Martin Eakes, CEO of the Center for Responsible Lending, told the Senate Banking, Housing and Urban Affairs Committee that more than a third of homebuyers who have subprime loans—high-interest loans given to buyers with poor or no credit histories—are likely victims of foreclosure.
Dodd, who chairs the committee, said that while the subprime loan market has helped borrowers acquire credit to buy homes, predatory practices have put other borrowers at high risk for failure.
He said more than half of subprime mortgages are “liars’ loans,” in which brokers sometimes make loan candidates appear more financially qualified than they actually are because the brokers are paid to get more people approved.
Dodd added that minorities are being particularly targeted for higher-cost subprime mortgages, regardless of their financial qualifications. Citing the 2005 Home Mortgage Disclosure Act, he said: “Over half of African-American borrowers and 46 percent of Hispanic borrowers were given high-cost subprime loans. By comparison, only 17 percent of whites took out such loans.”
But despite national trends, local housing and mortgage officials say they do not believe Connecticut is headed toward the crisis Dodd described at the national level.
“In Eastern Connecticut, my sense is that predatory lending, while it exists, is not a major problem,” said John Bolduc, executive vice president of the Eastern Connecticut Association of Realtors in Norwich.
Fritz Conway, lobbyist for the Connecticut Mortgage Bankers Association, said, “On the one hand you want to come up with creative products, but on the other hand you want sufficient protective measures.”
Mortgage broker John Read, president of Atlantic Financial Services in Groton, said the 2001 Connecticut Abusive Home Loan Lending Practices Act had a dramatic impact on the most egregious abuses by imposing a maximum interest rate but still allowing credit to be readily available to those who need it.
Dodd has not proposed any legislation to curb predatory lending practices, but Read said all that is needed is better enforcement of laws already in place.
“You can’t legislate morality or intelligence,” he said. “You can’t make a lender act in a moral manner or make the borrower act more intelligently.”
“My hope is that we don’t throw out the baby with the bathwater, and [that] any efforts to define and control predatory lending will be such that it won’t inhibit the availability of credit to the consumer,” Read said.
He added that a good loan process begins with the borrower. “The reason that loans are predatory is because buyers don’t take the time to educate themselves by reading what they are agreeing to,” he said. “Unfortunately, there will always be those who try to take advantage of others. There are people in the loan industry who care more about commission than about the parties involved.
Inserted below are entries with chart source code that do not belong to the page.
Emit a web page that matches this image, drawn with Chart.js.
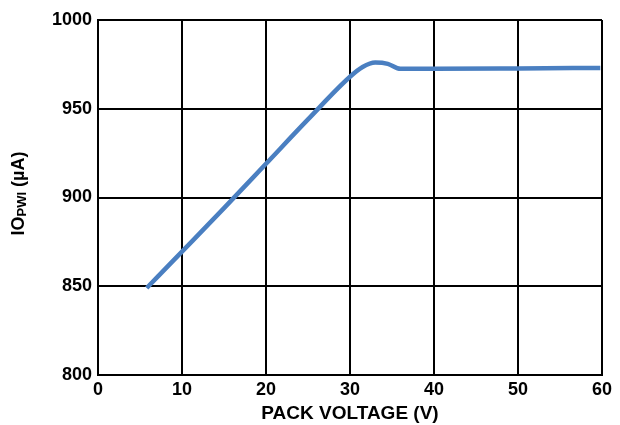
<!DOCTYPE html>
<html>
<head>
<meta charset="utf-8">
<script src="https://cdn.jsdelivr.net/npm/chart.js@4"></script>
<style>
  html, body { margin: 0; padding: 0; background: #fff; }
  #wrap { width: 620px; height: 425px; }
</style>
</head>
<body>
<div id="wrap"><canvas id="grafico" width="620" height="425"></canvas></div>
<script>
// datos
const voltaje = [5.8, 10, 15, 20, 25, 30, 31.5, 33, 34.5, 36, 40, 50, 59.8];
const corriente = [849, 869.5, 894, 919, 944, 968, 973.5, 976, 975.3, 972.5, 972.5, 972.7, 973];
const xTicks = [0, 10, 20, 30, 40, 50, 60];
const yTicks = [800, 850, 900, 950, 1000];

const puntos = voltaje.map((v, i) => ({ x: v, y: corriente[i] }));

// etiqueta del eje Y con subindice
const etiquetaY = {
  id: 'etiquetaY',
  afterDraw(chart) {
    const c = chart.ctx;
    const area = chart.chartArea;
    c.save();
    c.translate(19, (area.top + area.bottom) / 2 - 4);
    c.rotate(-Math.PI / 2);
    c.fillStyle = '#000';
    c.textBaseline = 'middle';
    const big = 'bold 18px "Liberation Sans", Arial, sans-serif';
    const small = 'bold 13px "Liberation Sans", Arial, sans-serif';
    const partes = [['IO', big, 0], ['PWI', small, 3], [' (µA)', big, 0]];
    let total = 0;
    partes.forEach(p => { c.font = p[1]; total += c.measureText(p[0]).width; });
    let x = -total / 2;
    partes.forEach(p => {
      c.font = p[1];
      c.fillText(p[0], x, p[2]);
      x += c.measureText(p[0]).width;
    });
    c.restore();
  }
};

const ctx = document.getElementById('grafico').getContext('2d');

new Chart(ctx, {
  type: 'scatter',
  data: {
    datasets: [{
      data: puntos,
      showLine: true,
      borderColor: '#4a7fc1',
      borderWidth: 4.5,
      pointRadius: 0,
      cubicInterpolationMode: 'monotone',
      borderCapStyle: 'butt'
    }]
  },
  options: {
    responsive: false,
    animation: false,
    layout: { padding: { left: 0, right: 18, top: 20, bottom: 0 } },
    plugins: { legend: { display: false }, tooltip: { enabled: false } },
    scales: {
      x: {
        type: 'linear',
        min: 0, max: 60,
        afterBuildTicks: s => { s.ticks = xTicks.map(v => ({ value: v })); },
        afterFit: s => { s.height = 50; },
        grid: { color: '#000', lineWidth: 2, drawTicks: false },
        border: { color: '#000', width: 2 },
        ticks: {
          color: '#000', padding: 4,
          callback: v => String(v),
          font: { family: '"Liberation Sans", Arial', size: 18, weight: 'bold' }
        },
        title: {
          display: true, text: 'PACK VOLTAGE (V)', color: '#000',
          padding: { top: 1, bottom: 0 },
          font: { family: '"Liberation Sans", Arial', size: 19, weight: 'bold' }
        }
      },
      y: {
        min: 800, max: 1000,
        afterBuildTicks: s => { s.ticks = yTicks.map(v => ({ value: v })); },
        afterFit: s => { s.width = 98; },
        grid: { color: '#000', lineWidth: 2, drawTicks: false },
        border: { color: '#000', width: 2 },
        ticks: {
          color: '#000', padding: 6,
          callback: v => String(v),
          font: { family: '"Liberation Sans", Arial', size: 18, weight: 'bold' }
        }
      }
    }
  },
  plugins: [etiquetaY]
});
</script>
</body>
</html>
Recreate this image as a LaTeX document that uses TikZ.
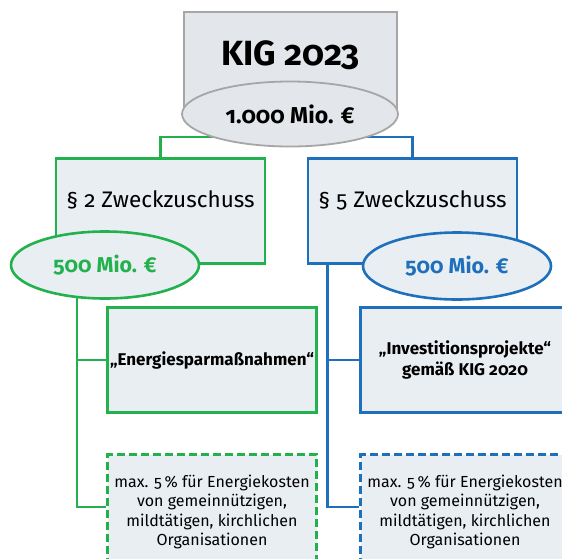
\documentclass[tikz,border=0pt]{standalone}
\usepackage{fontspec}
\setmainfont{Fira Sans}[Numbers=OldStyle]
\usetikzlibrary{shapes.geometric,backgrounds}
\definecolor{gruen}{RGB}{34,177,76}
\definecolor{blau}{RGB}{30,112,186}
\definecolor{hell}{RGB}{233,238,243}
\definecolor{grau}{RGB}{166,166,166}
\definecolor{grauhell}{RGB}{227,230,234}

\begin{document}
\begin{tikzpicture}[x=1pt,y=-1pt]
    \tikzstyle{lien}=[line width=2.8pt]
    \tikzstyle{titel}=[font=\fontsize{22.5}{26}\selectfont,text height=15pt,text depth=22pt]
    \tikzstyle{klein}=[font=\fontsize{16}{19.5}\selectfont]
\tikzset{kasten/.style={draw=#1,line width=2.8pt,fill=hell,minimum width=209pt,
minimum height=105pt,inner sep=0pt,align=center},
kasten/.default={gruen},
oval/.style={ellipse,draw=#1,line width=2.6pt,fill=hell,inner sep=0pt,text=#1,
minimum width=188pt,minimum height=67pt,font=\bfseries\fontsize{21.5}{24}\selectfont}}
\useasboundingbox (0,0) rectangle (562,558);
\clip (0,0) rectangle (562,558);

\node[draw=grau,line width=1.8pt,fill=grauhell,minimum width=213pt,minimum height=102pt,
text height=23pt,text depth=19pt,font=\bfseries\fontsize{35}{40}\selectfont] (kig) at (290.5,63){KIG 2023};
\node[ellipse,draw=grau,line width=1.8pt,fill=grauhell,minimum width=216pt,minimum height=65pt,
inner sep=0pt,font=\bfseries\fontsize{23}{26}\selectfont] (mio) at (290,114){1.000 Mio. €};

\node[kasten,titel] (zz2) at (160.5,211){§ 2 Zweckzuschuss};
\node[kasten=blau,titel] (zz5) at (412.5,211){§ 5 Zweckzuschuss};

\node[oval=gruen] (geld2) at (105,265){500 Mio. €};
\node[oval=blau] (geld5) at (457,266){500 Mio. €};

\node[kasten,font=\bfseries\fontsize{17}{20.5}\selectfont] (spar) at (212,360){„Energiesparmaßnahmen“};
\node[kasten=blau,font=\bfseries\fontsize{17}{20.5}\selectfont] (invest) at (465,360){„Investitionsprojekte“\\gemäß KIG 2020};

\node[kasten,dashed,dash pattern=on 8pt off 4pt,minimum height=115pt,klein] (max2) at (212,512)
{max. 5\,\% für Energiekosten\\von gemeinnützigen,\\mildtätigen, kirchlichen\\Organisationen};
\node[kasten=blau,dashed,dash pattern=on 8pt off 4pt,minimum height=115pt,klein] (max5) at (465,512)
{max. 5\,\% für Energiekosten\\von gemeinnützigen,\\mildtätigen, kirchlichen\\Organisationen};

\begin{pgfonlayer}{background}
\draw[lien,gruen] ([yshift=-23pt]mio.center) -| (zz2.north);
\draw[lien,blau] ([yshift=-23pt]mio.center) -| (zz5.north);
\draw[lien,gruen] ([xshift=-28pt]geld2.center) |- (spar.west);
\draw[lien,gruen] ([xshift=-28pt]geld2.center) |- ([yshift=5pt]max2.west);
\draw[lien,blau] ([xshift=21pt]zz5.south west) |- (invest.west);
\draw[lien,blau] ([xshift=21pt]zz5.south west) |- ([yshift=5pt]max5.west);
\end{pgfonlayer}

  \end{tikzpicture}
\end{document}
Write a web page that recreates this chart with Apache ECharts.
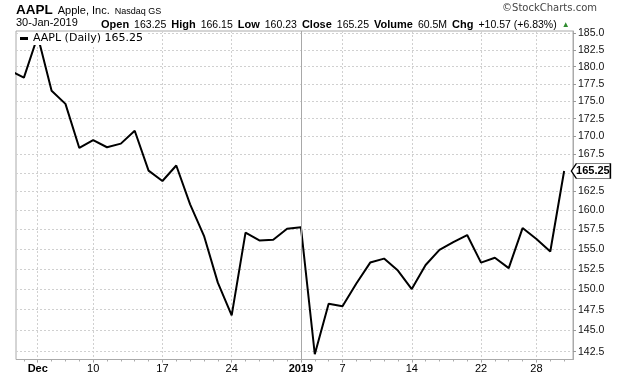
<!DOCTYPE html>
<html><head><meta charset="utf-8">
<script src="https://cdn.jsdelivr.net/npm/echarts@6/dist/echarts.min.js"></script>
<style>html,body{margin:0;padding:0;background:#fff}#c{width:620px;height:376px}</style>
</head><body><div id="c"></div>
<script>
const dates = ['2018-11-29','2018-11-30','2018-12-03','2018-12-04','2018-12-06','2018-12-07','2018-12-10','2018-12-11','2018-12-12','2018-12-13','2018-12-14','2018-12-17','2018-12-18','2018-12-19','2018-12-20','2018-12-21','2018-12-24','2018-12-26','2018-12-27','2018-12-28','2018-12-31','2019-01-02','2019-01-03','2019-01-04','2019-01-07','2019-01-08','2019-01-09','2019-01-10','2019-01-11','2019-01-14','2019-01-15','2019-01-16','2019-01-17','2019-01-18','2019-01-22','2019-01-23','2019-01-24','2019-01-25','2019-01-28','2019-01-29','2019-01-30'];
const closes = [179.4,178.4,184.6,176.5,174.6,168.4,169.5,168.5,169.0,170.8,165.3,163.9,166.0,160.8,156.7,150.8,146.8,157.1,156.1,156.2,157.6,157.8,142.2,148.2,147.9,150.7,153.3,153.8,152.3,150.0,153.0,154.9,155.9,156.8,153.3,153.9,152.6,157.7,156.3,154.7,165.25];
const xTickDates = ['2018-12-03','2018-12-10','2018-12-17','2018-12-24','2019-01-02','2019-01-07','2019-01-14','2019-01-22','2019-01-28'];
const xTickLabels = ['Dec','10','17','24','2019','7','14','22','28'];
const boldLabels = ['Dec','2019'];
const yTicks = [142.5,145,147.5,150,152.5,155,157.5,160,162.5,165,167.5,170,172.5,175,177.5,180,182.5,185];
const statLabels = ['Open','High','Low','Close','Volume','Chg'];
const statValues = ['163.25','166.15','160.23','165.25','60.5M','+10.57 (+6.83%)'];
const symbolName = 'AAPL';
const companyName = 'Apple, Inc.';
const exchangeName = 'Nasdaq GS';
const dateText = '30-Jan-2019';

const chart = echarts.init(document.getElementById('c'), null, {renderer:'canvas'});
const xIdx = xTickDates.map(d => dates.indexOf(d));
const labelMap = {}; xIdx.forEach((ix,k) => labelMap[ix] = xTickLabels[k]);
const yearIdx = dates.indexOf('2019-01-02');
const last = closes[closes.length-1];
const X_MIN = 0.43, X_MAX = 40.64;
const statText = statLabels.map((l,i) => `{b|${l}} {v|${statValues[i]}}`).join(' ') + ' {up|▲}';
const grid = {color:'#d0d0d0', type:[2,2]};

const option = {
  animation:false,
  textStyle:{fontFamily:'Arial, "Liberation Sans", sans-serif'},
  title:[
    {left:16, top:1, padding:0, text:`{t|${symbolName}} {n|${companyName}} {s|${exchangeName}}`,
     textStyle:{rich:{t:{fontSize:13.5,fontWeight:'bold',color:'#000'},
                      n:{fontSize:11,fontWeight:'normal',color:'#000',padding:[2,0,0,0]},
                      s:{fontSize:9,fontWeight:'normal',color:'#000',padding:[3,0,0,0]}}}},
    {left:16, top:17, padding:0, text:dateText, textStyle:{fontSize:11,fontWeight:'normal',color:'#000'}},
    {left:101, top:16, padding:0, text:statText,
     textStyle:{rich:{b:{fontSize:11,fontWeight:'bold',color:'#000'}, v:{fontSize:10.5,fontWeight:'normal',color:'#000'}, up:{fontSize:8,fontWeight:'normal',color:'#2e8b2e'}}}},
    {right:23, top:3, padding:0, text:'©StockCharts.com', textStyle:{fontSize:10,fontWeight:'normal',color:'#444',fontFamily:'DejaVu Sans'}}
  ],
  legend:{left:18, top:32, padding:[1,3,1,2], backgroundColor:'#fff', icon:'rect', itemWidth:8, itemHeight:3,
    formatter: n => `${n} (Daily) ${last.toFixed(2)}`,
    textStyle:{fontFamily:'DejaVu Sans', fontSize:11, color:'#000'}},
  grid:{left:16, right:47, top:31, bottom:16.5, show:true, borderColor:'#aaa', borderWidth:1},
  xAxis:[
    {type:'value', min:X_MIN, max:X_MAX, axisLine:{show:false},
     axisTick:{show:true, customValues:xIdx, length:3, lineStyle:{color:'#999'}},
     axisLabel:{customValues:xIdx, margin:4, color:'#000', fontSize:11,
       formatter: v => { const s = labelMap[Math.round(v)]; return boldLabels.includes(s) ? `{b|${s}}` : s; },
       rich:{b:{fontWeight:'bold', fontSize:11, color:'#000'}}},
     splitLine:{show:true, lineStyle:grid}},
    {type:'value', min:X_MIN, max:X_MAX, position:'bottom', axisLine:{show:false}, axisLabel:{show:false}, splitLine:{show:false},
     axisTick:{show:true, customValues:dates.map((d,i)=>i), length:2, lineStyle:{color:'#aaa'}}}
  ],
  yAxis:{type:'log', logBase:10, min:141.59, max:185.35, position:'right',
    axisLine:{show:true, lineStyle:{color:'#aaa'}},
    axisTick:{show:true, customValues:yTicks, length:3, lineStyle:{color:'#999'}},
    axisLabel:{customValues:yTicks, formatter: v => Number(v).toFixed(1), color:'#111', fontSize:10.5, margin:5},
    splitLine:{show:true, lineStyle:grid}},
  series:[{
    name:symbolName, type:'line', data:closes.map((v,i)=>[i,v]), symbol:'none', clip:true,
    lineStyle:{color:'#000', width:2}, itemStyle:{color:'#000'},
    markLine:{silent:true, symbol:'none', label:{show:false}, lineStyle:{color:'#a8a8a8', type:'solid', width:1}, data:[{xAxis:yearIdx}]},
    markPoint:{silent:true, data:[{coord:[X_MAX-0.01, last], value:last}],
      symbol:'path://M0,7.5 L5,0 L39,0 L39,15 L5,15 Z', symbolSize:[39,15], symbolOffset:[18,0],
      itemStyle:{color:'#fff', borderColor:'#000', borderWidth:1},
      label:{show:true, position:'inside', offset:[2,0], formatter: p => Number(p.value).toFixed(2), fontWeight:'bold', fontSize:11, color:'#000'}}
  }]
};
chart.setOption(option);
</script></body></html>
“When you take an unscrupulous lender and a borrower who is unwilling to do the work they should do, it is a recipe for fraudulent lending. If it sounds too good to be true, it probably is.” Read added that predatory lending usually arises when loan candidates pursue out-of-state lenders.
Two witnesses at Wednesday’s hearing said they were victims of predatory lending offered through pop-up Internet loan ads and calls from telemarketers.
Jean Constantine-Davis, senior attorney at AARP, the lobbying group for seniors, urged more accountability in the subprime loan market in testimony before the committee. “I can’t help but to think how far we’ve come if we’re considering passing a law that tells lenders not to give mortgages to borrowers who can’t afford them,” she said. “This used to be second nature.”